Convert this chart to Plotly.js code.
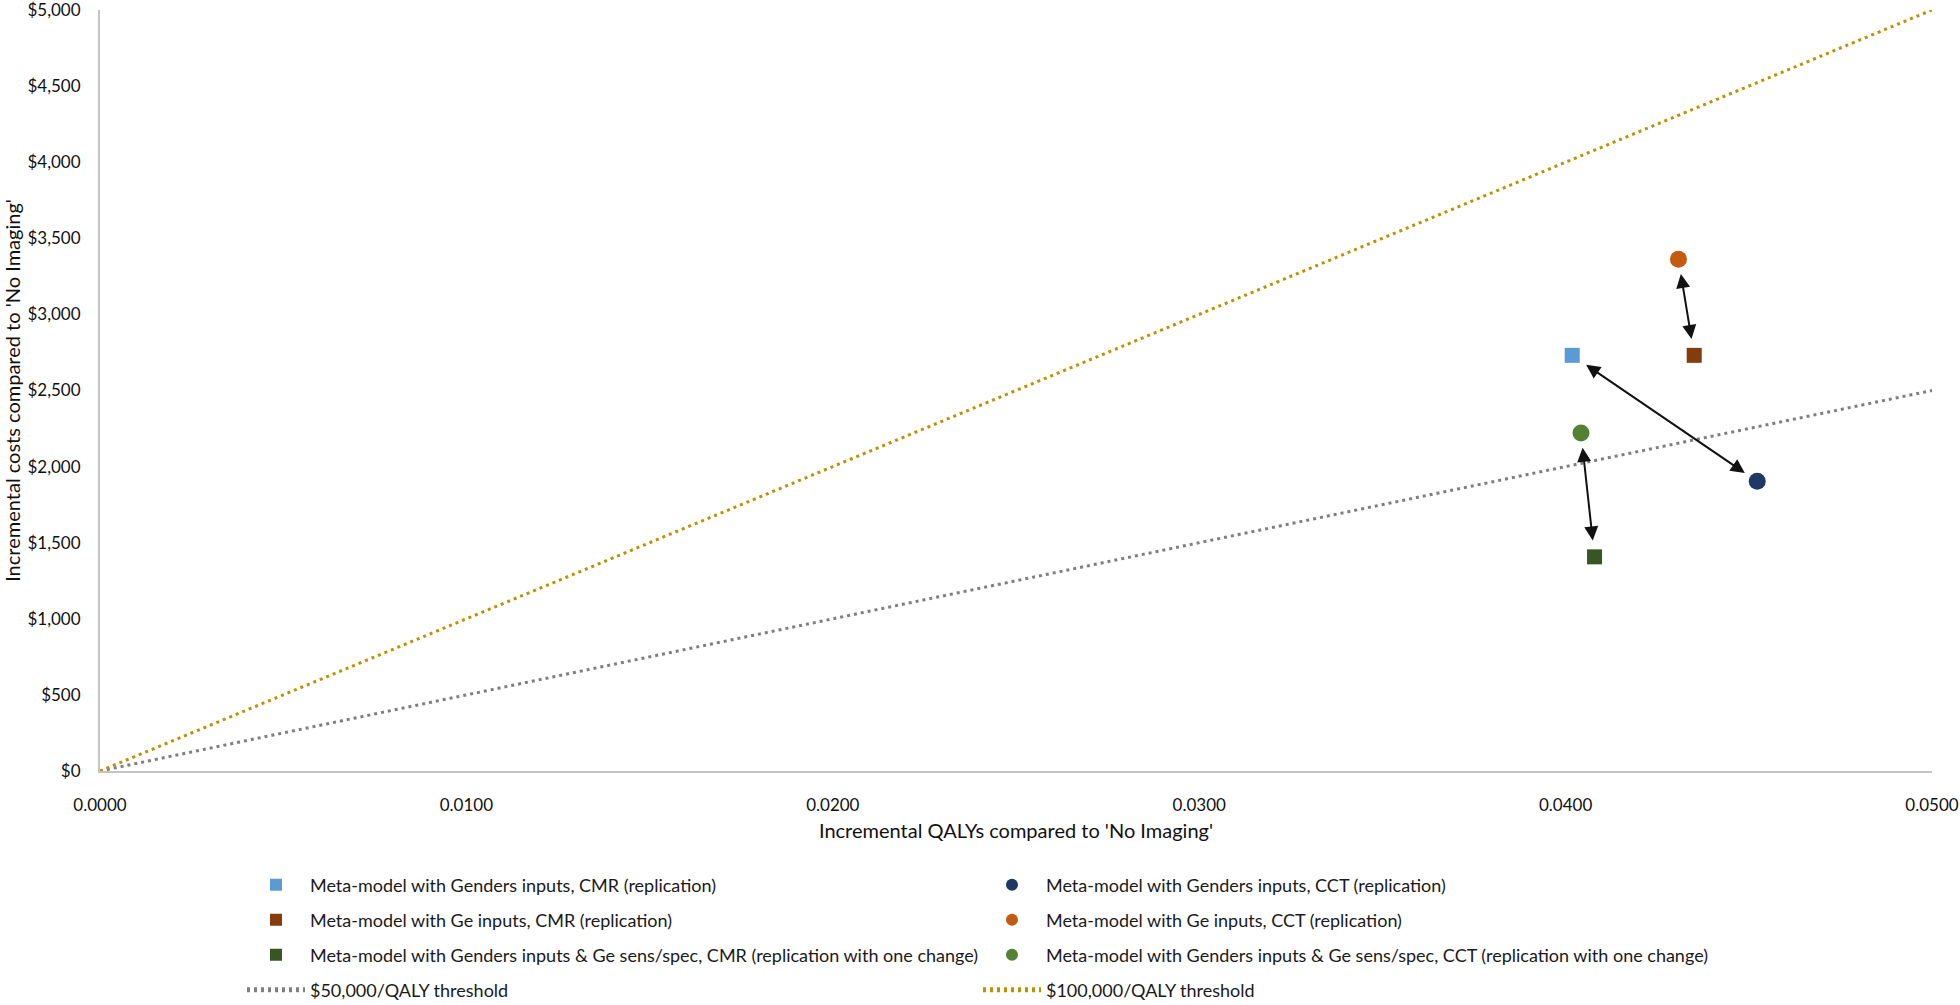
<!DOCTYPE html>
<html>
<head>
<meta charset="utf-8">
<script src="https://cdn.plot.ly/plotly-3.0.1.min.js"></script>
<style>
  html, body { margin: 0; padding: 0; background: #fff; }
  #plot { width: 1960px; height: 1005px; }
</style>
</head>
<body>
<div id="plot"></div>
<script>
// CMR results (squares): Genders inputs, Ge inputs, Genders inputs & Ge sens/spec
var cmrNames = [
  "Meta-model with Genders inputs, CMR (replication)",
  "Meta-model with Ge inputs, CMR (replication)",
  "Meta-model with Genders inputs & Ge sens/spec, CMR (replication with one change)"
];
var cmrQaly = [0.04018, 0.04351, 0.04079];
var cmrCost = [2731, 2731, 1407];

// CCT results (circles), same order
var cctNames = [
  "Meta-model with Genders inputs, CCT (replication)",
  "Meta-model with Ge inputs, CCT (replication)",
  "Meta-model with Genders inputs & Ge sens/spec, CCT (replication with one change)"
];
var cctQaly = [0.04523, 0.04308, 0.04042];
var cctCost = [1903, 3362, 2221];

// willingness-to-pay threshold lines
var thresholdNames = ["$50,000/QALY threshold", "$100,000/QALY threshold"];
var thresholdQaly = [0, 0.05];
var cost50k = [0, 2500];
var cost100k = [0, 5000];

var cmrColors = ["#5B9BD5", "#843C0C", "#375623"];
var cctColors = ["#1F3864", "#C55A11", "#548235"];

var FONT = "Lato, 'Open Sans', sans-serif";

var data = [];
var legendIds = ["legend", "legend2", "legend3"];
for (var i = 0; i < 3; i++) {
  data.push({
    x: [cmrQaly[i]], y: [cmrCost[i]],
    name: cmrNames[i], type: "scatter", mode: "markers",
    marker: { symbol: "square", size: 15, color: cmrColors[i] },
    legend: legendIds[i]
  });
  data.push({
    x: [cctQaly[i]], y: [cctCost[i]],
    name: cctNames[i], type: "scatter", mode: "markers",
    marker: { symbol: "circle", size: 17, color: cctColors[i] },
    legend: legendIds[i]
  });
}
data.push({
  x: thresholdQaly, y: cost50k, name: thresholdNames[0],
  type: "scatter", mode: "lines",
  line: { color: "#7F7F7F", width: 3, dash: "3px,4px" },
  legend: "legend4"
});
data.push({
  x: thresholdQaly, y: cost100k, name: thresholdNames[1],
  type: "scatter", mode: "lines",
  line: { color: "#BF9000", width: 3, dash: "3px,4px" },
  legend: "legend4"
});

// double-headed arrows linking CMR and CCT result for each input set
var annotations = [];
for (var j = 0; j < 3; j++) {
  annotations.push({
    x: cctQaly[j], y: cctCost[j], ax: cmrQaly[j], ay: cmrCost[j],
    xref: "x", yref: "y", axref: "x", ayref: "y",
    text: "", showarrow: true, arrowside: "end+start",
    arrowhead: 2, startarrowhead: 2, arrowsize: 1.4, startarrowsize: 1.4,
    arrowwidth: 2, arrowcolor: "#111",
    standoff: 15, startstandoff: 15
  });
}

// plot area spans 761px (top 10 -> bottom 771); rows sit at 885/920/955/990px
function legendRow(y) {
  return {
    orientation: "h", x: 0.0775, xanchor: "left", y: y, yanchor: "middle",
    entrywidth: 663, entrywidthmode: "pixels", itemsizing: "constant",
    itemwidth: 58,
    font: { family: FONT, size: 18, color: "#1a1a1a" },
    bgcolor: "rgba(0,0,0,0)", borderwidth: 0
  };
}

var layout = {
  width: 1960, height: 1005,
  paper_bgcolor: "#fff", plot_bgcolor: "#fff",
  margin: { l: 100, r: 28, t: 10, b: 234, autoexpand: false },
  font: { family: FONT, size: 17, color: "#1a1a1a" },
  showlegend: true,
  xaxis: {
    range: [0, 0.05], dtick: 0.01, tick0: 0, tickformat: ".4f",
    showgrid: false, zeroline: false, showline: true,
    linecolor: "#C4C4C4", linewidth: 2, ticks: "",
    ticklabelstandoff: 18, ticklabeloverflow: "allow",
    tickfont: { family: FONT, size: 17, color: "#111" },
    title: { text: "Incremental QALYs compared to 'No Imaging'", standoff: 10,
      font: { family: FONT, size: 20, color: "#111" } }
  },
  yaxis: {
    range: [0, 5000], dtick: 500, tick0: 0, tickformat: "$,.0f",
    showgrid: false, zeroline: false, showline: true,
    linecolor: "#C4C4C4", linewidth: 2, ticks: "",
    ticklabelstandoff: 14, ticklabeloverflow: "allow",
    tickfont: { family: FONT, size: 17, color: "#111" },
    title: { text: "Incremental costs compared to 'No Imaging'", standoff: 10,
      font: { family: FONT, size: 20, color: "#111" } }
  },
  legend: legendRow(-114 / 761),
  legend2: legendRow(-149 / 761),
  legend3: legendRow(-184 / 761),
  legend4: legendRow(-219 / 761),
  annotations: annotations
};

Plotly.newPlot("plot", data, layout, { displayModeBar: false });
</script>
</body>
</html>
————————
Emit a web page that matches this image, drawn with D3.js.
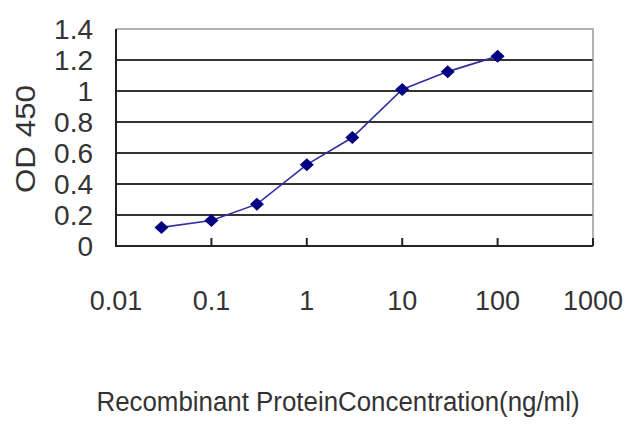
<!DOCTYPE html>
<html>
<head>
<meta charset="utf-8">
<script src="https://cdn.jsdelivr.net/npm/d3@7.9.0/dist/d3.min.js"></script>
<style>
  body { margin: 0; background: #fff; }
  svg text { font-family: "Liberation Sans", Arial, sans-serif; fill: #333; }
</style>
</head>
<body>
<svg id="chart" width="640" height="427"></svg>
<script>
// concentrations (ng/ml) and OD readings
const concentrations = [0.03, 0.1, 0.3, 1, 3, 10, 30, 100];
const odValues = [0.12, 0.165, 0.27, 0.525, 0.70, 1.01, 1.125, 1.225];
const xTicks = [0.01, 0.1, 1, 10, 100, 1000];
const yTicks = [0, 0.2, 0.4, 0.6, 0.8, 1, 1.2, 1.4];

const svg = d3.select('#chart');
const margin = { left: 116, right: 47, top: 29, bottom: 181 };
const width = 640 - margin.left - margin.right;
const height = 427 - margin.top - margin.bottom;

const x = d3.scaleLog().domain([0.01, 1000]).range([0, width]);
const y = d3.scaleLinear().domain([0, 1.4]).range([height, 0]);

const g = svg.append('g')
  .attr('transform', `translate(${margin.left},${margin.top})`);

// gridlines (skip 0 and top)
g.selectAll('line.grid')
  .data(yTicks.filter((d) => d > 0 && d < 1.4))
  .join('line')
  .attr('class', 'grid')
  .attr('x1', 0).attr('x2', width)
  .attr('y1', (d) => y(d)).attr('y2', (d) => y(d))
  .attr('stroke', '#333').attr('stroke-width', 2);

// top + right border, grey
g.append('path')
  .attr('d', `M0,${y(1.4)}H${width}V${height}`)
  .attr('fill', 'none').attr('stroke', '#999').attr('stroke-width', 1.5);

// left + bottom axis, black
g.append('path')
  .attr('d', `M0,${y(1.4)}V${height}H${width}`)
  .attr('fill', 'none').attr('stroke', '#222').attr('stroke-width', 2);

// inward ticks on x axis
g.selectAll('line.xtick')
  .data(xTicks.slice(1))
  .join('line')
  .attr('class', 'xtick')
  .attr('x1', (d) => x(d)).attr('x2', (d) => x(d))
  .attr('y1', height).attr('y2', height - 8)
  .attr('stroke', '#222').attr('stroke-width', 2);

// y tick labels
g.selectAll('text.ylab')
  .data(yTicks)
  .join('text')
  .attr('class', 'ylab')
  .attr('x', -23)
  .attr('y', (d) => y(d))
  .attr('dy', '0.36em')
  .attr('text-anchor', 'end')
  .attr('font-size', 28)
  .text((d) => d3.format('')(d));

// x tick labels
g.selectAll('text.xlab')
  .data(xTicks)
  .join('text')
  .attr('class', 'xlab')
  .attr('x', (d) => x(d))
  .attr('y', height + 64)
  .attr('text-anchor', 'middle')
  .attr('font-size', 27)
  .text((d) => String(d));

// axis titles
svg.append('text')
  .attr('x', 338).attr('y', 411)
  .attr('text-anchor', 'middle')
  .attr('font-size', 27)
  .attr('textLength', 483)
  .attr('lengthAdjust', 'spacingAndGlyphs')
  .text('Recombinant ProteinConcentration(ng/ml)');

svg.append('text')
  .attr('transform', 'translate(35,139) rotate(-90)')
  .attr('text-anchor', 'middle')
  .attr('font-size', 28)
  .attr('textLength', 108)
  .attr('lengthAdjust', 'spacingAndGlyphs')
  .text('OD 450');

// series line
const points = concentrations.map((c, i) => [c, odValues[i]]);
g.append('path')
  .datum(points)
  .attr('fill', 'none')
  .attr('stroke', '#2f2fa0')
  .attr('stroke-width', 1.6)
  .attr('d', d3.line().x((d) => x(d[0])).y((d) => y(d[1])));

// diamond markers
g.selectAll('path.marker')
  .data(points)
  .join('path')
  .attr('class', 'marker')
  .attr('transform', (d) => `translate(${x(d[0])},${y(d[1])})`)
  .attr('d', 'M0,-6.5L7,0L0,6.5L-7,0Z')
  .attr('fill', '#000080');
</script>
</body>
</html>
————————
**REQUIREMENT:** Reproduce every line from the entries that holds the word "with".

**RESULT OF THIS TASK:**
  "Meta-model with Genders inputs, CMR (replication)",
  "Meta-model with Ge inputs, CMR (replication)",
  "Meta-model with Genders inputs & Ge sens/spec, CMR (replication with one change)"
  "Meta-model with Genders inputs, CCT (replication)",
  "Meta-model with Ge inputs, CCT (replication)",
  "Meta-model with Genders inputs & Ge sens/spec, CCT (replication with one change)"
Emit a web page that matches this image, drawn with D3.js.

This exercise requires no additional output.